_The request_: Copy exactly the lines that run from the top of the listing to the line containing "const markNamesAB = ['Southern", both ends included, and omit the pictures.

_Information supplied_:
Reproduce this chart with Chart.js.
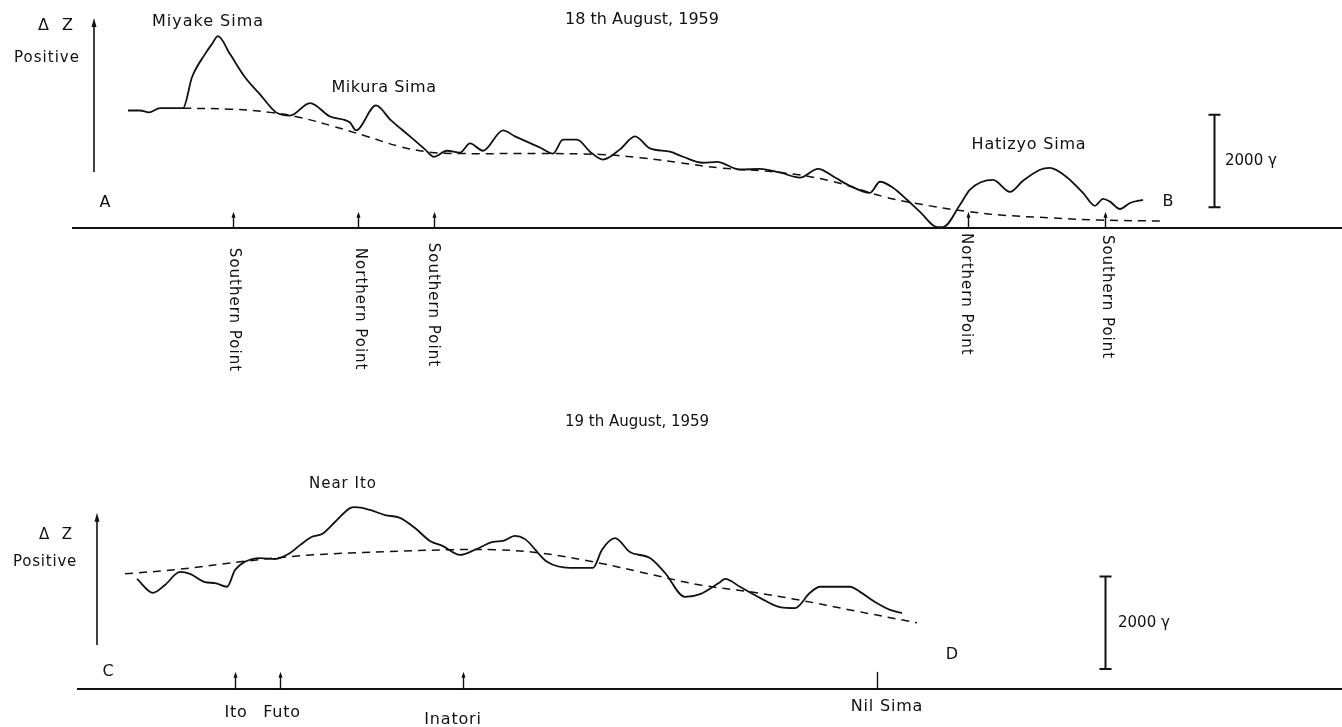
<!DOCTYPE html>
<html>
<head>
<meta charset="utf-8">
<title>ΔZ profiles, August 1959</title>
<script src="https://cdn.jsdelivr.net/npm/chart.js@4.4.1/dist/chart.umd.min.js"></script>
<style>
  html, body { margin: 0; background: #fff; }
  #wrap { position: relative; width: 1342px; height: 727px; overflow: hidden; }
  canvas { position: absolute; left: 0; }
  #perfilAB { top: 0; }
  #perfilCD { top: 400px; }
</style>
</head>
<body>
<div id="wrap">
  <canvas id="perfilAB" width="1342" height="400"></canvas>
  <canvas id="perfilCD" width="1342" height="327"></canvas>
</div>
<script>
// distance along track (arbitrary units), ΔZ in gamma
const DIST_MAX = 134.2;
const INK = '#111';
const FONT = '"DejaVu Sans", sans-serif';

// ---- 18 th August 1959 : A -> B ----
const distAB = [12.8, 14.0, 14.9, 16.0, 18.3, 19.2, 20.5, 21.2, 21.8, 23.0, 24.5, 26.0, 27.6, 29.0, 31.0,
  33.0, 35.0, 35.6, 37.6, 39.0, 41.0, 42.5, 43.4, 44.7, 46.0, 47.0, 48.3, 50.3, 51.5, 54.0, 55.3, 56.3,
  57.7, 59.0, 60.3, 62.0, 63.5, 65.0, 67.0, 68.3, 70.3, 71.7, 74.0, 76.0, 78.0, 80.0, 81.8, 83.5, 85.0,
  87.0, 88.0, 89.3, 90.7, 92.0, 93.7, 94.3, 96.0, 97.0, 99.3, 101.0, 102.3, 104.0, 105.0, 106.5, 108.3,
  109.5, 110.3, 111.0, 112.0, 113.0, 114.3];
const dzAB = [2540, 2540, 2500, 2590, 2590, 3260, 3760, 3980, 4150, 3760, 3260, 2890, 2500, 2430, 2700,
  2410, 2280, 2110, 2650, 2350, 1980, 1700, 1540, 1670, 1630, 1830, 1670, 2110, 1980, 1740, 1610, 1910,
  1910, 1650, 1480, 1700, 1980, 1720, 1650, 1540, 1410, 1430, 1260, 1280, 1200, 1090, 1280, 1090, 910,
  760, 1000, 870, 610, 350, 20, 20, 500, 830, 1040, 780, 1020, 1260, 1300, 1130, 760,
  480, 630, 570, 410, 540, 610];
const trendDistAB = [18.3, 23.0, 27.0, 30.0, 33.3, 36.7, 40.0, 43.0, 46.0, 54.0, 60.0, 64.0, 68.0, 72.0,
  78.0, 83.0, 88.5, 93.5, 97.0, 100.0, 105.0, 110.0, 116.3];
const trendAB = [2590, 2570, 2500, 2390, 2200, 1980, 1760, 1640, 1610, 1610, 1590, 1520, 1410, 1300,
  1200, 1020, 670, 460, 350, 280, 220, 170, 150];
const marksAB = [23.3, 35.8, 43.4, 96.8, 110.5];
const markNamesAB = ['Southern Point', 'Northern Point', 'Southern Point', 'Northern Point', 'Southern Point'];

// ---- 19 th August 1959 : C -> D ----
const distCD = [13.7, 15.3, 16.5, 18.0, 19.0, 20.5, 21.5, 22.7, 23.5, 24.5, 26.0, 27.5, 29.0, 30.0, 31.2,
  32.2, 33.5, 35.0, 35.5, 37.0, 38.5, 40.0, 41.5, 43.0, 44.3, 46.0, 47.5, 49.3, 50.3, 51.5, 52.5, 54.7,
  57.0, 59.3, 60.2, 61.5, 63.0, 65.0, 66.5, 68.5, 70.0, 72.0, 72.5, 74.0, 76.0, 78.0, 79.5, 81.0, 82.0,
  85.0, 86.0, 87.5, 89.0, 90.2];
const dzCD = [2380, 2080, 2250, 2530, 2490, 2310, 2290, 2210, 2570, 2750, 2830, 2810, 2940, 3110, 3290,
  3350, 3610, 3910, 3930, 3870, 3760, 3700, 3480, 3200, 3090, 2900, 3010, 3180, 3200, 3310, 3240, 2750,
  2620, 2620, 3010, 3260, 2960, 2830, 2510, 1990, 2050, 2310, 2380, 2210, 1970, 1770, 1750, 2080, 2210,
  2210, 2100, 1880, 1710, 1640];
const trendDistCD = [12.5, 18.0, 24.0, 30.0, 35.0, 40.0, 45.0, 49.5, 54.0, 60.0, 64.0, 70.0, 75.0, 80.0, 85.0, 91.7];
const trendCD = [2490, 2590, 2750, 2880, 2940, 2980, 3010, 3010, 2940, 2720, 2530, 2250, 2100, 1920, 1710, 1430];
const marksCD = [23.5, 28.0, 46.3, 87.7];
const markNamesCD = ['Ito', 'Futo', 'Inatori', 'Nil Sima'];

const SCALE_GAMMA = 2000;

// labels and furniture for each panel (x in distance units, y in gamma)
const notasAB = {
  axisFrom: 7.2,
  zArrow: { x: 9.4, from: 1210, to: 4540 },
  markTip: 350,
  markHead: [true, true, true, true, true],
  vertical: true,
  markLabelX: [23.4, 36.0, 43.3, 96.6, 110.7],
  markLabelY: [-430, -430, -320, -110, -150],
  scaleBar: { x: 121.4, from: 450 },
  texts: [
    { t: '18 th August, 1959', x: 64.2, y: 4500, size: 16, ls: 0 },
    { t: 'Miyake Sima', x: 20.8, y: 4450, size: 16, ls: 1 },
    { t: 'Mikura Sima', x: 38.4, y: 3030, size: 16, ls: 0.6 },
    { t: 'Hatizyo Sima', x: 102.9, y: 1790, size: 16, ls: 0.8 },
    { t: 'Δ  Z', x: 5.6, y: 4370, size: 16, ls: 1 },
    { t: 'Positive', x: 4.7, y: 3680, size: 15, ls: 1 },
    { t: 'A', x: 10.5, y: 540, size: 16, ls: 0 },
    { t: 'B', x: 116.8, y: 560, size: 16, ls: 0 },
    { t: '2000 γ', x: 122.5, y: 1450, size: 15, ls: 0, align: 'left' }
  ]
};

const notasCD = {
  axisFrom: 7.7,
  zArrow: { x: 9.7, from: 950, to: 3810 },
  markTip: 370,
  markHead: [true, true, true, false],
  vertical: false,
  markLabelX: [23.6, 28.2, 45.3, 88.7],
  markLabelY: [-520, -520, -670, -390],
  scaleBar: { x: 110.5, from: 430 },
  texts: [
    { t: '19 th August, 1959', x: 63.7, y: 5770, size: 15, ls: 0 },
    { t: 'Near Ito', x: 34.3, y: 4430, size: 15, ls: 1 },
    { t: 'Δ  Z', x: 5.6, y: 3330, size: 15, ls: 1 },
    { t: 'Positive', x: 4.5, y: 2750, size: 15, ls: 0.8 },
    { t: 'C', x: 10.8, y: 370, size: 16, ls: 0 },
    { t: 'D', x: 95.2, y: 740, size: 16, ls: 0 },
    { t: '2000 γ', x: 111.8, y: 1430, size: 15, ls: 0, align: 'left' }
  ]
};

function pontos(xs, ys) {
  return xs.map((x, i) => ({ x, y: ys[i] }));
}

function texto(ctx, s, x, y, size, ls, align) {
  ctx.font = size + 'px ' + FONT;
  ctx.letterSpacing = (ls || 0) + 'px';
  ctx.textAlign = align || 'center';
  ctx.textBaseline = 'middle';
  ctx.fillText(s, x, y);
  ctx.letterSpacing = '0px';
}

function setaCima(ctx, x, y0, y1, w, h) {
  ctx.beginPath();
  ctx.moveTo(x, y0);
  ctx.lineTo(x, y1 + h * 0.5);
  ctx.stroke();
  ctx.beginPath();
  ctx.moveTo(x, y1);
  ctx.lineTo(x - w / 2, y1 + h);
  ctx.lineTo(x + w / 2, y1 + h);
  ctx.closePath();
  ctx.fill();
}

// draws the axis line, station arrows, scale bar and the labels
function pluginNotas(cfg, nomes, marcas) {
  return {
    id: 'notas',
    afterDraw(chart) {
      const ctx = chart.ctx;
      const sx = chart.scales.x, sy = chart.scales.y;
      const y0 = sy.getPixelForValue(0);
      ctx.save();
      ctx.strokeStyle = INK;
      ctx.fillStyle = INK;

      // base line
      ctx.lineWidth = 2;
      ctx.beginPath();
      ctx.moveTo(sx.getPixelForValue(cfg.axisFrom), y0);
      ctx.lineTo(sx.getPixelForValue(DIST_MAX), y0);
      ctx.stroke();

      // ΔZ positive arrow
      ctx.lineWidth = 1.6;
      const zx = sx.getPixelForValue(cfg.zArrow.x);
      setaCima(ctx, zx, sy.getPixelForValue(cfg.zArrow.from), sy.getPixelForValue(cfg.zArrow.to), 5, 9);

      // station arrows
      ctx.lineWidth = 1.4;
      const tip = sy.getPixelForValue(cfg.markTip);
      marcas.forEach((m, i) => {
        const px = Math.round(sx.getPixelForValue(m)) + 0.5;
        if (cfg.markHead[i]) {
          setaCima(ctx, px, y0, tip, 4, 6);
        } else {
          ctx.beginPath();
          ctx.moveTo(px, y0);
          ctx.lineTo(px, tip);
          ctx.stroke();
        }
      });

      // station names
      nomes.forEach((n, i) => {
        const px = sx.getPixelForValue(cfg.markLabelX[i]);
        const py = sy.getPixelForValue(cfg.markLabelY[i]);
        if (cfg.vertical) {
          ctx.save();
          ctx.translate(px, py);
          ctx.rotate(Math.PI / 2);
          texto(ctx, n, 0, 0, 15, 1, 'left');
          ctx.restore();
        } else {
          texto(ctx, n, px, py, 16, 0.8);
        }
      });

      // 2000 gamma scale bar
      const bx = Math.round(sx.getPixelForValue(cfg.scaleBar.x)) + 0.5;
      const b0 = sy.getPixelForValue(cfg.scaleBar.from);
      const b1 = sy.getPixelForValue(cfg.scaleBar.from + SCALE_GAMMA);
      ctx.lineWidth = 2;
      ctx.beginPath();
      ctx.moveTo(bx, b0); ctx.lineTo(bx, b1);
      ctx.moveTo(bx - 6, b0); ctx.lineTo(bx + 6, b0);
      ctx.moveTo(bx - 6, b1); ctx.lineTo(bx + 6, b1);
      ctx.stroke();

      cfg.texts.forEach(t => {
        texto(ctx, t.t, sx.getPixelForValue(t.x), sy.getPixelForValue(t.y), t.size, t.ls, t.align);
      });
      ctx.restore();
    }
  };
}

function criarPerfil(id, serie, tendencia, yMin, yMax, cfg, nomes, marcas) {
  return new Chart(document.getElementById(id), {
    type: 'line',
    data: {
      datasets: [
        {
          data: serie,
          borderColor: INK,
          borderWidth: 1.8,
          pointRadius: 0,
          cubicInterpolationMode: 'monotone',
          fill: false
        },
        {
          data: tendencia,
          borderColor: INK,
          borderWidth: 1.5,
          borderDash: [8, 6],
          pointRadius: 0,
          tension: 0.4,
          fill: false
        }
      ]
    },
    options: {
      responsive: false,
      animation: false,
      devicePixelRatio: 1,
      layout: { padding: 0 },
      plugins: { legend: { display: false }, tooltip: { enabled: false } },
      scales: {
        x: { type: 'linear', display: false, min: 0, max: DIST_MAX },
        y: { type: 'linear', display: false, min: yMin, max: yMax }
      }
    },
    plugins: [pluginNotas(cfg, nomes, marcas)]
  });
}

criarPerfil('perfilAB', pontos(distAB, dzAB), pontos(trendDistAB, trendAB), -3720, 4930, notasAB, markNamesAB, marksAB);
criarPerfil('perfilCD', pontos(distCD, dzCD), pontos(trendDistCD, trendCD), -822, 6248, notasCD, markNamesCD, marksCD);
</script>
</body>
</html>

_The reply_:
Reproduce this chart with Chart.js.
<!DOCTYPE html>
<html>
<head>
<meta charset="utf-8">
<title>ΔZ profiles, August 1959</title>
<script src="https://cdn.jsdelivr.net/npm/chart.js@4.4.1/dist/chart.umd.min.js"></script>
<style>
  html, body { margin: 0; background: #fff; }
  #wrap { position: relative; width: 1342px; height: 727px; overflow: hidden; }
  canvas { position: absolute; left: 0; }
  #perfilAB { top: 0; }
  #perfilCD { top: 400px; }
</style>
</head>
<body>
<div id="wrap">
  <canvas id="perfilAB" width="1342" height="400"></canvas>
  <canvas id="perfilCD" width="1342" height="327"></canvas>
</div>
<script>
// distance along track (arbitrary units), ΔZ in gamma
const DIST_MAX = 134.2;
const INK = '#111';
const FONT = '"DejaVu Sans", sans-serif';

// ---- 18 th August 1959 : A -> B ----
const distAB = [12.8, 14.0, 14.9, 16.0, 18.3, 19.2, 20.5, 21.2, 21.8, 23.0, 24.5, 26.0, 27.6, 29.0, 31.0,
  33.0, 35.0, 35.6, 37.6, 39.0, 41.0, 42.5, 43.4, 44.7, 46.0, 47.0, 48.3, 50.3, 51.5, 54.0, 55.3, 56.3,
  57.7, 59.0, 60.3, 62.0, 63.5, 65.0, 67.0, 68.3, 70.3, 71.7, 74.0, 76.0, 78.0, 80.0, 81.8, 83.5, 85.0,
  87.0, 88.0, 89.3, 90.7, 92.0, 93.7, 94.3, 96.0, 97.0, 99.3, 101.0, 102.3, 104.0, 105.0, 106.5, 108.3,
  109.5, 110.3, 111.0, 112.0, 113.0, 114.3];
const dzAB = [2540, 2540, 2500, 2590, 2590, 3260, 3760, 3980, 4150, 3760, 3260, 2890, 2500, 2430, 2700,
  2410, 2280, 2110, 2650, 2350, 1980, 1700, 1540, 1670, 1630, 1830, 1670, 2110, 1980, 1740, 1610, 1910,
  1910, 1650, 1480, 1700, 1980, 1720, 1650, 1540, 1410, 1430, 1260, 1280, 1200, 1090, 1280, 1090, 910,
  760, 1000, 870, 610, 350, 20, 20, 500, 830, 1040, 780, 1020, 1260, 1300, 1130, 760,
  480, 630, 570, 410, 540, 610];
const trendDistAB = [18.3, 23.0, 27.0, 30.0, 33.3, 36.7, 40.0, 43.0, 46.0, 54.0, 60.0, 64.0, 68.0, 72.0,
  78.0, 83.0, 88.5, 93.5, 97.0, 100.0, 105.0, 110.0, 116.3];
const trendAB = [2590, 2570, 2500, 2390, 2200, 1980, 1760, 1640, 1610, 1610, 1590, 1520, 1410, 1300,
  1200, 1020, 670, 460, 350, 280, 220, 170, 150];
const marksAB = [23.3, 35.8, 43.4, 96.8, 110.5];
const markNamesAB = ['Southern Point', 'Northern Point', 'Southern Point', 'Northern Point', 'Southern Point'];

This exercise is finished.